Edwin, who I went to the hospital with, rushed over to his sister, drawing the conclusion about what had happened to his mother. He stood beside her, head down, holding his sister who was crying and screaming between breaths. For a few minutes, he froze and stared at the wall until anger and outrage hit him.

“Nobody says anything – they steal millions of lempiras from us .. from the hospitals, and no one says anything”, Edwin yelled out loud, in the middle of the emergency and observation rooms in the hospital. I didn’t know what to say. I looked around the large area where the nursing station was located, and into parts of the attached rooms where people were on hospital beds and stretchers. It felt wrong being there, and worse as everyone looked up to stare at Edwin yelling and his sister wailing. He was right, but no one had anything to say. The whole scene was awful, unfair, painful, and unforgettable.

After about 5 minutes, the security guard directed us out to the front of the hospital. We stood outside for a while, making phone calls, crying, and figuring out what to do. Edwin and I left together to buy a coffin and prepare for the funeral. His nephews waited at the hospital and gathered their grandmother’s belongings from the staff.

When we returned to the hospital with the casket, we were taken to the morgue. Doña Teresa’s body had been wrapped in a white sheet and her body lay on a metal table inside one of the small rooms along a long corridor. The security guard accompanied us.Edwin went first into the room, his nephews and I followed. The men from the funeral parlor rolled the casket on the right side of the metal table.
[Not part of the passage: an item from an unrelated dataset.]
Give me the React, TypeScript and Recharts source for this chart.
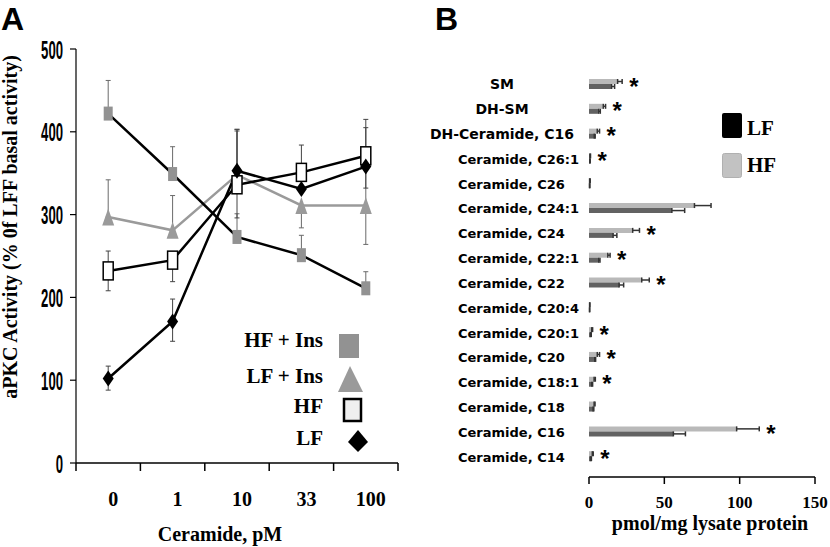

With one at each end, they began lifting her body using the ends of the sheet, into the casket when the security guard stopped them.

“You cannot take the sheet” he said. “What?” responded Edwin, “how are we supposed to lift her?” And then spit out “How is it possible that the cachurecos [National Party] can rob millions of dollars from this hospital but we cannot even take one sheet to wrap my mother’s body in?”

“I’m sorry,” said the guard, “it’s the rules. We aren’t permitted to let people take the sheets.” Pissed off at his response and upset, Edwin, his nephews and I used the sheet to cover his mother’s body while we lifted it into the coffin in the presence of the security guard, and the two guys from the funeral parlor. We gently unwrapped the sheet from her body and left it on the metal table. The coffin was then wheeled out to the car.

The wake began two hours later and lasted two nights and one full day straight, as per Honduran customs, until we took Doña Teresa to be buried next to her youngest son that had been killed the previous year. It was an incredibly sad few days reflecting on her life and the way that she had died in the IHSS hospital. Her treatment and death inside the IHSS was one of thousands of mostly poor and middle class, affected by the intentional and malicious ransacking of the social security system.

Less than two months later, the huge corruption scandal hit the media but Hondurans like Edwin were already indignado or outraged. They had experienced the impact of the scandal first hand either by losing a family member or being turned away and told that there were no medications in the hospital’s pharmacies. Two months after Doña Teresa died, the Honduran National Congress approved the Social Protection Law that privatized the entire IHSS system. Working class women like Doña Teresa in the future will likely have to make co-payments to receive medical attention of lesser quality than what existed before the IHSS was deliberately depleted.

For me, its hard to blame the hospital staff and the doctors in the IHSS for her death, even though I know that we were lied to and misled. Other families have given public testimonies outlining similar experiences, lies, and false information they received in the IHSS about the health status of their loved ones. For me, so much of what happened to Doña Teresa was a consequence of deep inequity, corruption, and impunity entrenched by powerful national and international interests. Standing by her bedside, I also came face to face with a settled and firm conviction and understanding of the deep unsustainable nature of what is happening in Honduras, and in a more general sense the global economic system. For some reason that feeling although painful in the moment, gives me hope for the future.